▶ **GOAL**: Transcribe the records that follow. Keep every word exactly, and drop the pictures.

____________________

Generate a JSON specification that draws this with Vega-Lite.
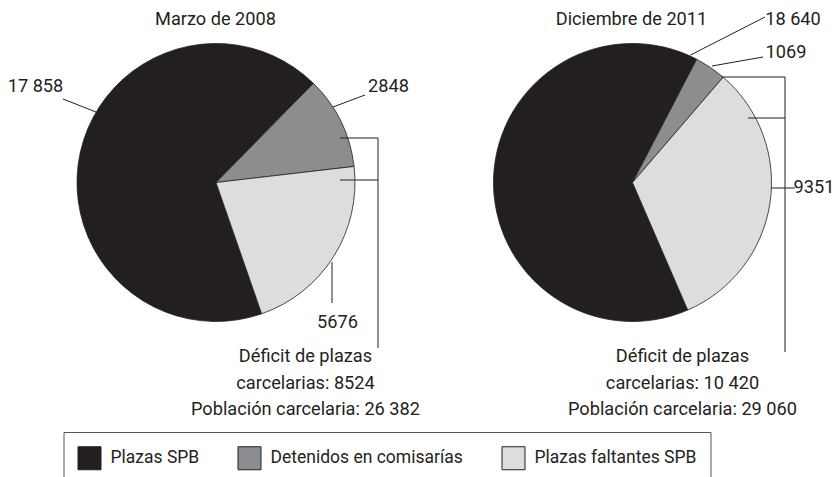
{
  "$schema": "https://vega.github.io/schema/vega-lite/v6.json",
  "width": 836,
  "height": 477,
  "autosize": "none",
  "padding": 0,
  "background": "white",
  "config": {
    "view": {"stroke": null},
    "font": "Roboto",
    "text": {"font": "Roboto", "fontSize": 18.2, "color": "#231f20"},
    "legend": {
      "orient": "none",
      "legendX": 63.5,
      "legendY": 432,
      "direction": "horizontal",
      "strokeColor": "#555555",
      "padding": 14,
      "symbolType": "square",
      "symbolSize": 529,
      "symbolStrokeColor": "#231f20",
      "symbolStrokeWidth": 1,
      "symbolOpacity": 1,
      "labelFont": "Roboto",
      "labelFontSize": 17.5,
      "labelColor": "#231f20",
      "labelOffset": 9,
      "columnPadding": 36,
      "labelLimit": 400
    }
  },
  "datasets": {
    "pies": [
      {"periodo": "Marzo de 2008", "categoria": "Plazas SPB", "valor": 17858, "orden": 3},
      {"periodo": "Marzo de 2008", "categoria": "Detenidos en comisarías", "valor": 2848, "orden": 1},
      {"periodo": "Marzo de 2008", "categoria": "Plazas faltantes SPB", "valor": 5676, "orden": 2},
      {"periodo": "Diciembre de 2011", "categoria": "Plazas SPB", "valor": 18640, "orden": 3},
      {"periodo": "Diciembre de 2011", "categoria": "Detenidos en comisarías", "valor": 1069, "orden": 1},
      {"periodo": "Diciembre de 2011", "categoria": "Plazas faltantes SPB", "valor": 9351, "orden": 2}
    ],
    "lineas": [
      {"x": 63, "y": 99, "x2": 96, "y2": 112},
      {"x": 333, "y": 107, "x2": 365, "y2": 95},
      {"x": 332, "y": 262, "x2": 332, "y2": 303},
      {"x": 340, "y": 138, "x2": 378, "y2": 138},
      {"x": 340, "y": 180, "x2": 378, "y2": 180},
      {"x": 378, "y": 138, "x2": 378, "y2": 348},
      {"x": 690.5, "y": 55, "x2": 765, "y2": 17},
      {"x": 712, "y": 66, "x2": 763, "y2": 57},
      {"x": 722, "y": 77, "x2": 785, "y2": 77},
      {"x": 748, "y": 118, "x2": 785, "y2": 118},
      {"x": 785, "y": 77, "x2": 785, "y2": 352},
      {"x": 771, "y": 188, "x2": 795, "y2": 188}
    ],
    "textos": [
      {"texto": "Marzo de 2008", "x": 215.5, "y": 20},
      {"texto": "Diciembre de 2011", "x": 631.5, "y": 20},
      {"texto": "17 858", "x": 35.5, "y": 87},
      {"texto": "2848", "x": 388.5, "y": 87},
      {"texto": "5676", "x": 337.5, "y": 323},
      {"texto": "Déficit de plazas", "x": 305.5, "y": 357},
      {"texto": "carcelarias: 8524", "x": 305.5, "y": 383.5},
      {"texto": "Población carcelaria: 26 382", "x": 305.5, "y": 409.5},
      {"texto": "18 640", "x": 793, "y": 20},
      {"texto": "1069", "x": 786, "y": 53},
      {"texto": "9351", "x": 814, "y": 188},
      {"texto": "Déficit de plazas", "x": 682.5, "y": 357},
      {"texto": "carcelarias: 10 420", "x": 682.5, "y": 383.5},
      {"texto": "Población carcelaria: 29 060", "x": 682.5, "y": 409.5}
    ]
  },
  "layer": [
    {
      "data": {"name": "pies"},
      "transform": [{"filter": "datum.periodo === 'Marzo de 2008'"}],
      "mark": {"type": "arc", "outerRadius": 139, "stroke": "#231f20", "strokeWidth": 0.8},
      "encoding": {
        "theta": {"field": "valor", "type": "quantitative", "stack": true, "scale": {"range": [0.7767, 7.0599]}},
        "order": {"field": "orden", "type": "quantitative"},
        "color": {
          "field": "categoria",
          "type": "nominal",
          "title": null,
          "scale": {"domain": ["Plazas SPB", "Detenidos en comisarías", "Plazas faltantes SPB"], "range": ["#231f20", "#8c8d8f", "#dcdddf"]}
        },
        "x": {"field": "periodo", "type": "nominal", "axis": null, "scale": {"type": "point", "domain": ["Marzo de 2008", "Diciembre de 2011"], "range": [216, 632.5], "padding": 0}},
        "y": {"field": "periodo", "type": "nominal", "axis": null, "scale": {"type": "point", "domain": ["Marzo de 2008", "Diciembre de 2011"], "range": [182.5, 182.5], "padding": 0}}
      }
    },
    {
      "data": {"name": "pies"},
      "transform": [{"filter": "datum.periodo === 'Diciembre de 2011'"}],
      "mark": {"type": "arc", "outerRadius": 139, "stroke": "#231f20", "strokeWidth": 0.8},
      "encoding": {
        "theta": {"field": "valor", "type": "quantitative", "stack": true, "scale": {"range": [0.48, 6.7632]}},
        "order": {"field": "orden", "type": "quantitative"},
        "color": {"field": "categoria", "type": "nominal", "title": null},
        "x": {"field": "periodo", "type": "nominal", "axis": null, "scale": {"type": "point", "domain": ["Marzo de 2008", "Diciembre de 2011"], "range": [216, 632.5], "padding": 0}},
        "y": {"field": "periodo", "type": "nominal", "axis": null, "scale": {"type": "point", "domain": ["Marzo de 2008", "Diciembre de 2011"], "range": [182.5, 182.5], "padding": 0}}
      }
    },
    {
      "layer": [
        {
          "data": {"name": "lineas"},
          "mark": {"type": "rule", "color": "#231f20", "strokeWidth": 1},
          "encoding": {
            "x": {"field": "x", "type": "quantitative", "axis": null, "scale": {"domain": [0, 836], "range": [0, 836], "nice": false, "zero": false}},
            "y": {"field": "y", "type": "quantitative", "axis": null, "scale": {"domain": [0, 477], "range": [0, 477], "nice": false, "zero": false}},
            "x2": {"field": "x2"},
            "y2": {"field": "y2"}
          }
        },
        {
          "data": {"name": "textos"},
          "mark": {"type": "text", "align": "center", "baseline": "middle"},
          "encoding": {
            "x": {"field": "x", "type": "quantitative", "axis": null},
            "y": {"field": "y", "type": "quantitative", "axis": null},
            "text": {"field": "texto"}
          }
        }
      ]
    }
  ],
  "resolve": {"scale": {"x": "independent", "y": "independent", "theta": "independent"}}
}
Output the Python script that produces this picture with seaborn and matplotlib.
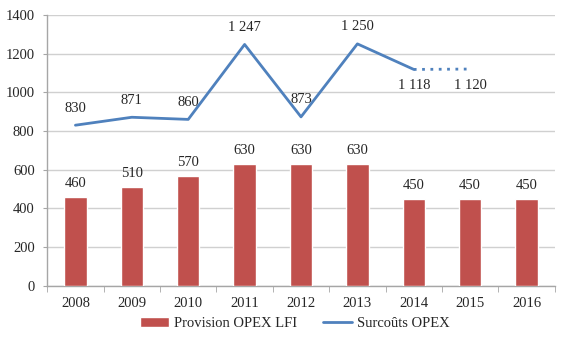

____________________

▶ **WRITTEN SOLUTION**:
Generate a JSON specification that draws this with Vega-Lite.
{
  "$schema": "https://vega.github.io/schema/vega-lite/v6.json",
  "width": 836,
  "height": 477,
  "autosize": "none",
  "padding": 0,
  "background": "white",
  "config": {
    "view": {"stroke": null},
    "font": "Roboto",
    "text": {"font": "Roboto", "fontSize": 18.2, "color": "#231f20"},
    "legend": {
      "orient": "none",
      "legendX": 63.5,
      "legendY": 432,
      "direction": "horizontal",
      "strokeColor": "#555555",
      "padding": 14,
      "symbolType": "square",
      "symbolSize": 529,
      "symbolStrokeColor": "#231f20",
      "symbolStrokeWidth": 1,
      "symbolOpacity": 1,
      "labelFont": "Roboto",
      "labelFontSize": 17.5,
      "labelColor": "#231f20",
      "labelOffset": 9,
      "columnPadding": 36,
      "labelLimit": 400
    }
  },
  "datasets": {
    "pies": [
      {"periodo": "Marzo de 2008", "categoria": "Plazas SPB", "valor": 17858, "orden": 3},
      {"periodo": "Marzo de 2008", "categoria": "Detenidos en comisarías", "valor": 2848, "orden": 1},
      {"periodo": "Marzo de 2008", "categoria": "Plazas faltantes SPB", "valor": 5676, "orden": 2},
      {"periodo": "Diciembre de 2011", "categoria": "Plazas SPB", "valor": 18640, "orden": 3},
      {"periodo": "Diciembre de 2011", "categoria": "Detenidos en comisarías", "valor": 1069, "orden": 1},
      {"periodo": "Diciembre de 2011", "categoria": "Plazas faltantes SPB", "valor": 9351, "orden": 2}
    ],
    "lineas": [
      {"x": 63, "y": 99, "x2": 96, "y2": 112},
      {"x": 333, "y": 107, "x2": 365, "y2": 95},
      {"x": 332, "y": 262, "x2": 332, "y2": 303},
      {"x": 340, "y": 138, "x2": 378, "y2": 138},
      {"x": 340, "y": 180, "x2": 378, "y2": 180},
      {"x": 378, "y": 138, "x2": 378, "y2": 348},
      {"x": 690.5, "y": 55, "x2": 765, "y2": 17},
      {"x": 712, "y": 66, "x2": 763, "y2": 57},
      {"x": 722, "y": 77, "x2": 785, "y2": 77},
      {"x": 748, "y": 118, "x2": 785, "y2": 118},
      {"x": 785, "y": 77, "x2": 785, "y2": 352},
      {"x": 771, "y": 188, "x2": 795, "y2": 188}
    ],
    "textos": [
      {"texto": "Marzo de 2008", "x": 215.5, "y": 20},
      {"texto": "Diciembre de 2011", "x": 631.5, "y": 20},
      {"texto": "17 858", "x": 35.5, "y": 87},
      {"texto": "2848", "x": 388.5, "y": 87},
      {"texto": "5676", "x": 337.5, "y": 323},
      {"texto": "Déficit de plazas", "x": 305.5, "y": 357},
      {"texto": "carcelarias: 8524", "x": 305.5, "y": 383.5},
      {"texto": "Población carcelaria: 26 382", "x": 305.5, "y": 409.5},
      {"texto": "18 640", "x": 793, "y": 20},
      {"texto": "1069", "x": 786, "y": 53},
      {"texto": "9351", "x": 814, "y": 188},
      {"texto": "Déficit de plazas", "x": 682.5, "y": 357},
      {"texto": "carcelarias: 10 420", "x": 682.5, "y": 383.5},
      {"texto": "Población carcelaria: 29 060", "x": 682.5, "y": 409.5}
    ]
  },
  "layer": [
    {
      "data": {"name": "pies"},
      "transform": [{"filter": "datum.periodo === 'Marzo de 2008'"}],
      "mark": {"type": "arc", "outerRadius": 139, "stroke": "#231f20", "strokeWidth": 0.8},
      "encoding": {
        "theta": {"field": "valor", "type": "quantitative", "stack": true, "scale": {"range": [0.7767, 7.0599]}},
        "order": {"field": "orden", "type": "quantitative"},
        "color": {
          "field": "categoria",
          "type": "nominal",
          "title": null,
          "scale": {"domain": ["Plazas SPB", "Detenidos en comisarías", "Plazas faltantes SPB"], "range": ["#231f20", "#8c8d8f", "#dcdddf"]}
        },
        "x": {"field": "periodo", "type": "nominal", "axis": null, "scale": {"type": "point", "domain": ["Marzo de 2008", "Diciembre de 2011"], "range": [216, 632.5], "padding": 0}},
        "y": {"field": "periodo", "type": "nominal", "axis": null, "scale": {"type": "point", "domain": ["Marzo de 2008", "Diciembre de 2011"], "range": [182.5, 182.5], "padding": 0}}
      }
    },
    {
      "data": {"name": "pies"},
      "transform": [{"filter": "datum.periodo === 'Diciembre de 2011'"}],
      "mark": {"type": "arc", "outerRadius": 139, "stroke": "#231f20", "strokeWidth": 0.8},
      "encoding": {
        "theta": {"field": "valor", "type": "quantitative", "stack": true, "scale": {"range": [0.48, 6.7632]}},
        "order": {"field": "orden", "type": "quantitative"},
        "color": {"field": "categoria", "type": "nominal", "title": null},
        "x": {"field": "periodo", "type": "nominal", "axis": null, "scale": {"type": "point", "domain": ["Marzo de 2008", "Diciembre de 2011"], "range": [216, 632.5], "padding": 0}},
        "y": {"field": "periodo", "type": "nominal", "axis": null, "scale": {"type": "point", "domain": ["Marzo de 2008", "Diciembre de 2011"], "range": [182.5, 182.5], "padding": 0}}
      }
    },
    {
      "layer": [
        {
          "data": {"name": "lineas"},
          "mark": {"type": "rule", "color": "#231f20", "strokeWidth": 1},
          "encoding": {
            "x": {"field": "x", "type": "quantitative", "axis": null, "scale": {"domain": [0, 836], "range": [0, 836], "nice": false, "zero": false}},
            "y": {"field": "y", "type": "quantitative", "axis": null, "scale": {"domain": [0, 477], "range": [0, 477], "nice": false, "zero": false}},
            "x2": {"field": "x2"},
            "y2": {"field": "y2"}
          }
        },
        {
          "data": {"name": "textos"},
          "mark": {"type": "text", "align": "center", "baseline": "middle"},
          "encoding": {
            "x": {"field": "x", "type": "quantitative", "axis": null},
            "y": {"field": "y", "type": "quantitative", "axis": null},
            "text": {"field": "texto"}
          }
        }
      ]
    }
  ],
  "resolve": {"scale": {"x": "independent", "y": "independent", "theta": "independent"}}
}
Output the Python script that produces this picture with seaborn and matplotlib.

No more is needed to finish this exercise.